Wenn wir schon von „Fußstapfen“ sprechen, dann darf ich auch sagen, dass ich, bei allem Respekt vor der mittlerweile 63-jährigen Geschichte der Zeitschrift, als Herausgeber gemeinsam mit meinem Team einen „eigenen Weg“ gehe. Dieser zielt darauf ab, die „manuskripte“ als multimediale Literaturplattform zu positionieren, die als flexible Vermittlungsinstanz agiert und die Literatur auf vielfältigste Weise zu den Menschen bringt – sei es nun mittels der klassischen gedruckten Ausgabe, als Online-Medium, als Filmproduktion, als Literatur-Schulworkshop, als Kooperationspartner von Lesereihen und Ausstellungen oder auch in Form historischer Kondomautomaten, die umgerüstet werden und als „Poesieautomat“ Liebesgedichte ausgeben.

GS: Bitte nur 1 Wort verwenden! «Die Herausgabe der „manuskripte“ ist für mich …» 

AU: Verantwortung.

GS: Woran misst sich der Erfolg einer Literaturzeitschrift?

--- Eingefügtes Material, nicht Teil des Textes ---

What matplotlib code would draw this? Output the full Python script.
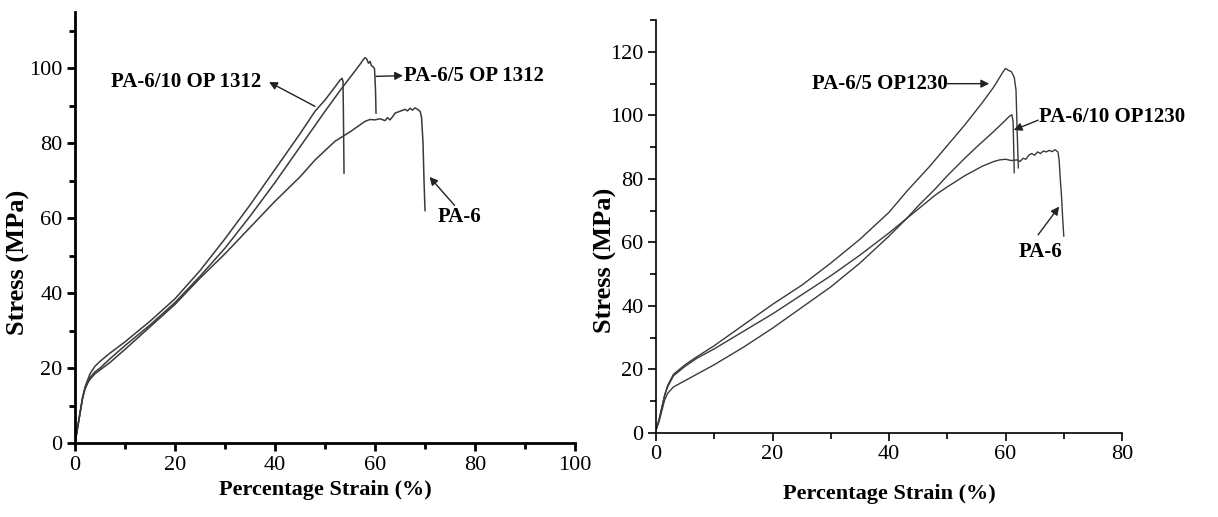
import numpy as np
import matplotlib
matplotlib.use("Agg")
import matplotlib.pyplot as plt
from matplotlib.ticker import MultipleLocator

plt.rcParams['font.family'] = ['Liberation Serif', 'DejaVu Serif']

# ---- left panel (OP 1312) ----
pa6_L_x = [0, 0.5, 1, 1.5, 2, 2.5, 3, 4, 5, 7, 10, 15, 20, 25, 30, 35, 40, 45, 48, 50, 52, 55, 58, 59,
           60, 61, 62, 62.5, 63, 63.5, 64, 65, 66, 66.5, 67, 67.5, 68, 68.5, 69, 69.3, 69.6, 69.8, 70]
pa6_L_y = [0, 4, 8, 12, 14.5, 16, 17, 18.5, 19.5, 21.5, 25, 31, 37, 44, 50.5, 57.5, 64.5, 71, 75.5, 78, 80.5, 83, 85.8, 86.3,
           86.2, 86.5, 86, 86.8, 86.2, 87, 88, 88.5, 89, 88.6, 89.3, 88.8, 89.4, 89, 88.5, 87, 80, 70, 62]

op10_L_x = [0, 0.5, 1, 1.5, 2, 3, 4, 5, 7, 10, 15, 20, 25, 30, 35, 40, 45, 48, 50, 52, 53, 53.4, 53.6, 53.7, 53.8]
op10_L_y = [0, 4, 8, 12, 15, 18.5, 20.5, 21.8, 24, 27, 32.5, 38.5, 46, 54.5, 63.5, 73, 82.5, 88.5, 91.5, 95, 96.8, 97.3, 96.5, 85, 72]

op5_L_x = [0, 0.5, 1, 1.5, 2, 3, 4, 5, 7, 10, 15, 20, 25, 30, 35, 40, 45, 50, 53, 55, 57, 57.5, 58, 58.3,
           58.7, 59, 59.3, 59.6, 59.9, 60.1, 60.2]
op5_L_y = [0, 4, 8, 12, 14.5, 17.5, 19, 20, 22.5, 26, 31.5, 37.5, 44.5, 52, 60.5, 69.5, 79, 88.5, 94, 97.5, 101, 102, 102.8, 102.5,
           101.3, 101.8, 100.6, 100.4, 99.8, 94, 88]

# ---- right panel (OP1230) ----
op5_R_x = [0, 0.5, 1, 1.5, 2, 3, 4, 5, 7, 10, 15, 20, 25, 30, 35, 40, 43, 47, 50, 53, 56, 58, 59.5, 60,
           60.5, 61, 61.5, 61.8, 62, 62.2]
op5_R_y = [1, 4, 8, 12, 15, 18.5, 20, 21.5, 24, 27.5, 34, 40.5, 46.5, 53.5, 61, 69.5, 76, 84, 90.5, 97, 104, 109, 113.5, 114.8,
           114.2, 113.8, 112, 108, 95, 83.5]

pa6_R_x = [0, 0.5, 1, 1.5, 2, 3, 4, 5, 7, 10, 15, 20, 25, 30, 35, 40, 43, 45, 48, 50, 53, 56, 58, 59, 60, 61, 62,
           62.5, 63, 63.5, 64, 64.5, 65, 65.5, 66, 66.5, 67, 67.5, 68, 68.5, 69, 69.2, 69.4, 69.6, 69.8, 70]
pa6_R_y = [1, 4, 8, 12, 14.5, 18, 19.5, 21, 23.5, 26.5, 32, 37.5, 43.5, 49.5, 56, 63, 67.5, 70.5, 75, 77.5, 81, 84, 85.5, 86, 86.2, 85.8, 86,
           85.5, 86.5, 86.2, 87.5, 88, 87.5, 88.5, 88, 88.8, 88.5, 89, 88.6, 89.2, 88.5, 86, 80, 75, 68, 62]

op10_R_x = [0, 0.5, 1, 1.5, 2, 3, 4, 5, 7, 10, 15, 20, 25, 30, 35, 40, 43, 45, 48, 50, 53, 55, 58, 60,
            60.7, 61.1, 61.3, 61.4, 61.5]
op10_R_y = [1, 3.5, 7, 10.5, 12.5, 14.5, 15.5, 16.5, 18.5, 21.5, 27, 33, 39.5, 46, 53.5, 62, 67.5, 71.5, 77, 81, 86.5, 90, 95, 98.5,
            99.8, 100.2, 98, 90, 82]

line_c = '#3a3a3a'
fig = plt.figure(figsize=(12.18, 5.17), dpi=100)
ax1 = fig.add_axes([0.0616, 0.143, 0.4105, 0.834])
ax2 = fig.add_axes([0.5386, 0.1625, 0.3826, 0.7985])

for x, y in [(pa6_L_x, pa6_L_y), (op10_L_x, op10_L_y), (op5_L_x, op5_L_y)]:
    ax1.plot(x, y, color=line_c, lw=1.1)
for x, y in [(op5_R_x, op5_R_y), (pa6_R_x, pa6_R_y), (op10_R_x, op10_R_y)]:
    ax2.plot(x, y, color=line_c, lw=1.0)

arrow = dict(arrowstyle='-|>', color='#222222', lw=1.0, mutation_scale=12, shrinkA=0, shrinkB=0)

def label(ax, txt, tx, ty, ha, tail, head):
    ax.text(tx, ty, txt, ha=ha, va='center', fontsize=15, fontweight='bold')
    ax.annotate('', xy=head, xytext=tail, arrowprops=arrow)

label(ax1, 'PA-6/10 OP 1312', 7.1, 96.3, 'left', (48.0, 89.8), (38.8, 96.3))
label(ax1, 'PA-6/5 OP 1312', 65.8, 98.0, 'left', (60.2, 97.8), (65.6, 98.0))
label(ax1, 'PA-6', 76.9, 60.3, 'center', (75.9, 63.4), (70.9, 71.0))

label(ax2, 'PA-6/5 OP1230', 50.0, 110.0, 'right', (50.0, 110.0), (57.2, 110.0))
label(ax2, 'PA-6/10 OP1230', 65.8, 99.6, 'left', (65.6, 98.5), (61.4, 95.4))
label(ax2, 'PA-6', 66.0, 57.1, 'center', (65.6, 62.4), (69.2, 71.3))

for ax, xmax, ymax, lw, fs in [(ax1, 100, 115, 2.0, 16), (ax2, 80, 130, 1.2, 16)]:
    ax.set_xlim(0, xmax)
    ax.set_ylim(0, ymax)
    ax.spines['top'].set_visible(False)
    ax.spines['right'].set_visible(False)
    ax.spines['left'].set_linewidth(lw)
    ax.spines['bottom'].set_linewidth(lw)
    ax.xaxis.set_major_locator(MultipleLocator(20))
    ax.xaxis.set_minor_locator(MultipleLocator(10))
    ax.yaxis.set_major_locator(MultipleLocator(20))
    ax.yaxis.set_minor_locator(MultipleLocator(10))
    ax.tick_params(which='major', direction='out', length=6, width=lw, labelsize=fs, pad=3)
    ax.tick_params(which='minor', direction='out', length=4, width=lw)
    ax.set_xlabel('Percentage Strain (%)', fontsize=16, fontweight='bold')
    ax.set_ylabel('Stress (MPa)', fontsize=19, fontweight='bold')

ax1.yaxis.set_ticks([0, 20, 40, 60, 80, 100])
ax2.yaxis.set_ticks([0, 20, 40, 60, 80, 100, 120])
ax1.yaxis.set_label_coords(-0.09, 0.418)
ax2.yaxis.set_label_coords(-0.084, 0.419)
ax2.xaxis.labelpad = 14

fig.savefig('out.png', dpi=100)
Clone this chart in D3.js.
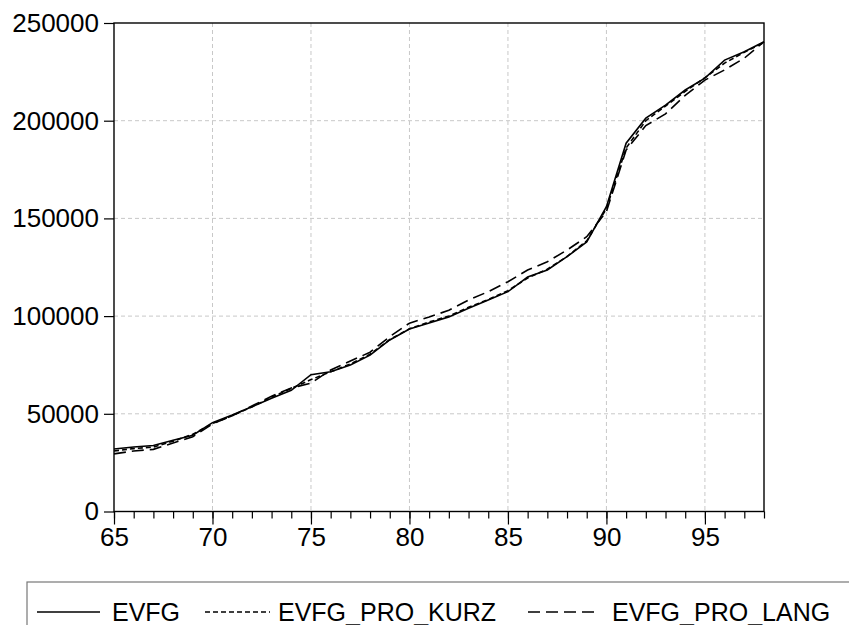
<!DOCTYPE html>
<html>
<head>
<meta charset="utf-8">
<script src="https://cdn.jsdelivr.net/npm/d3@7"></script>
<style>
  html, body { margin: 0; padding: 0; background: #fff; }
  svg { display: block; }
  text { font-family: "Liberation Sans", Arial, sans-serif; }
</style>
</head>
<body>
<svg id="chart" width="849" height="625"></svg>
<script>
// ---- data ----
const years = [65,66,67,68,69,70,71,72,73,74,75,76,77,78,79,80,81,82,83,84,85,86,87,88,89,90,91,92,93,94,95,96,97,98];
const evfg = [32000,33000,33800,36500,39000,45500,49400,53600,58000,62000,70000,71500,75000,80000,87800,93400,96500,99600,104000,108200,112500,120000,123600,130400,138000,156000,188500,201300,208000,215700,221800,231000,235300,240400];
const evfgProKurz = [31000,32200,33000,36000,39500,45000,49000,53500,58500,63000,67500,71500,75500,80500,88000,93500,97000,100000,104500,108500,113000,119500,124000,130500,138500,155000,186000,200000,207500,215000,222000,229500,235000,240000];
const evfgProLang = [29500,31000,31800,35000,38300,44800,49000,54000,59000,63200,65700,72400,77000,81500,89500,96400,99500,103000,108200,112500,117600,123600,127800,133800,140600,153500,185000,197500,203500,213000,220800,226000,232000,240400];
const xTickLabels = [65,70,75,80,85,90,95];
const yTicks = [0,50000,100000,150000,200000,250000];
const seriesNames = ["EVFG","EVFG_PRO_KURZ","EVFG_PRO_LANG"];

// ---- layout ----
const svg = d3.select("#chart");
const m = {left: 114, top: 23, right: 764, bottom: 511.5};
const x = d3.scaleLinear().domain([65, 98]).range([m.left, m.right]);
const y = d3.scaleLinear().domain([0, 250000]).range([m.bottom, m.top]);

svg.append("rect").attr("width", 849).attr("height", 625).attr("fill", "#fff");

// grid
const grid = svg.append("g").attr("stroke", "#c8c8c8").attr("stroke-width", 1).attr("stroke-dasharray", "4,3");
xTickLabels.filter(d => d > 65).forEach(d => {
  grid.append("line").attr("x1", x(d)).attr("x2", x(d)).attr("y1", m.top).attr("y2", m.bottom);
});
yTicks.filter(d => d > 0 && d < 250000).forEach(d => {
  grid.append("line").attr("x1", m.left).attr("x2", m.right).attr("y1", y(d)).attr("y2", y(d));
});

// lines
const styles = [
  {data: evfg, dash: null},
  {data: evfgProKurz, dash: "5,3"},
  {data: evfgProLang, dash: "12,6"}
];
const line = d3.line().x((d, i) => x(years[i])).y(d => y(d));
styles.forEach(s => {
  svg.append("path").datum(s.data).attr("d", line)
    .attr("fill", "none").attr("stroke", "#000").attr("stroke-width", 1.6)
    .attr("stroke-dasharray", s.dash);
});

// frame
svg.append("rect").attr("x", m.left).attr("y", m.top)
  .attr("width", m.right - m.left).attr("height", m.bottom - m.top)
  .attr("fill", "none").attr("stroke", "#000").attr("stroke-width", 1.4);

// y axis
const yAxis = d3.axisLeft(y).tickValues(yTicks).tickSize(10).tickPadding(5).tickFormat(d3.format("d"));
const gy = svg.append("g").attr("transform", `translate(${m.left},0)`).call(yAxis);
gy.select(".domain").remove();
gy.selectAll("text").attr("font-size", 26).attr("font-family", "Liberation Sans, Arial, sans-serif").attr("fill", "#000");
gy.selectAll("line").attr("stroke", "#000").attr("stroke-width", 1.2);

// x axis minor
const xMinor = d3.axisBottom(x).tickValues(years).tickSize(7).tickFormat("");
const gxm = svg.append("g").attr("transform", `translate(0,${m.bottom})`).call(xMinor);
gxm.select(".domain").remove();
gxm.selectAll("line").attr("stroke", "#000").attr("stroke-width", 1.2);
// x axis major
const xMajor = d3.axisBottom(x).tickValues(xTickLabels).tickSize(13).tickPadding(3).tickFormat(d => d);
const gx = svg.append("g").attr("transform", `translate(0,${m.bottom})`).call(xMajor);
gx.select(".domain").remove();
gx.selectAll("line").attr("stroke", "#000").attr("stroke-width", 1.2);
gx.selectAll("text").attr("font-size", 26).attr("font-family", "Liberation Sans, Arial, sans-serif").attr("fill", "#000");

// legend
const lg = svg.append("g");
lg.append("rect").attr("x", 27).attr("y", 582).attr("width", 900).attr("height", 80)
  .attr("fill", "none").attr("stroke", "#777").attr("stroke-width", 1.2);
const legendItems = [
  {x1: 37, x2: 100, tx: 112, dash: null},
  {x1: 205, x2: 270, tx: 278, dash: "5,3"},
  {x1: 528, x2: 600, tx: 612, dash: "12,6"}
];
const ly = 612;
legendItems.forEach((it, i) => {
  lg.append("line").attr("x1", it.x1).attr("x2", it.x2).attr("y1", ly).attr("y2", ly)
    .attr("stroke", "#000").attr("stroke-width", 1.6).attr("stroke-dasharray", it.dash);
  lg.append("text").attr("x", it.tx).attr("y", ly).attr("dy", "0.36em")
    .attr("font-size", 25).attr("fill", "#000").text(seriesNames[i]);
});
</script>
</body>
</html>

AU: Das ist wohl von Literaturzeitschrift zu Literaturzeitschrift verschieden. Bei den „manuskripten“ geht es jedenfalls nicht unbedingt um Verkaufszahlen, und tatsächlich sind wir wohl nicht nur der Rechtsform nach ein „gemeinnütziger Verein“. Wir sehen es etwa als Erfolg, wenn Autorinnen und Autoren nach ihrer Veröffentlichung bei uns von Verlagen kontaktiert werden – was weiterhin erfreulich häufig oft vorkommt. Oder wenn es uns gelingt, Schreibende aus dem Ausland dem deutschsprachigen Publikum vorzustellen – so gibt es seit 2020 etwa eine regelmäßige Rubrik mit slowenischer Lyrik. Und etwas Besonderes ist es auch, bislang desinteressierte Menschen für die Literatur, wie sie in den „manuskripten“ präsentiert wird, oder für Literatur überhaupt zu begeistern. Ich denke da gerne an schöne Erlebnisse bei Workshops in Schulen oder bei unterhaltsamen Aktionen im öffentlichen Raum zurück. Darin liegt ja auch eine gewisse gesellschaftliche Verantwortung. „Das Poetische“, hat Peter Handke einmal in einem Interview gesagt, „ist das Weltumfassende, und da treffen wir uns alle.“ Ja, treffen wir uns lieber im Poetischen, als uns erst auf Social Media und dann in Wirklichkeit die Schädel einzuschlagen. Dazu leiste ich gerne meinen Beitrag.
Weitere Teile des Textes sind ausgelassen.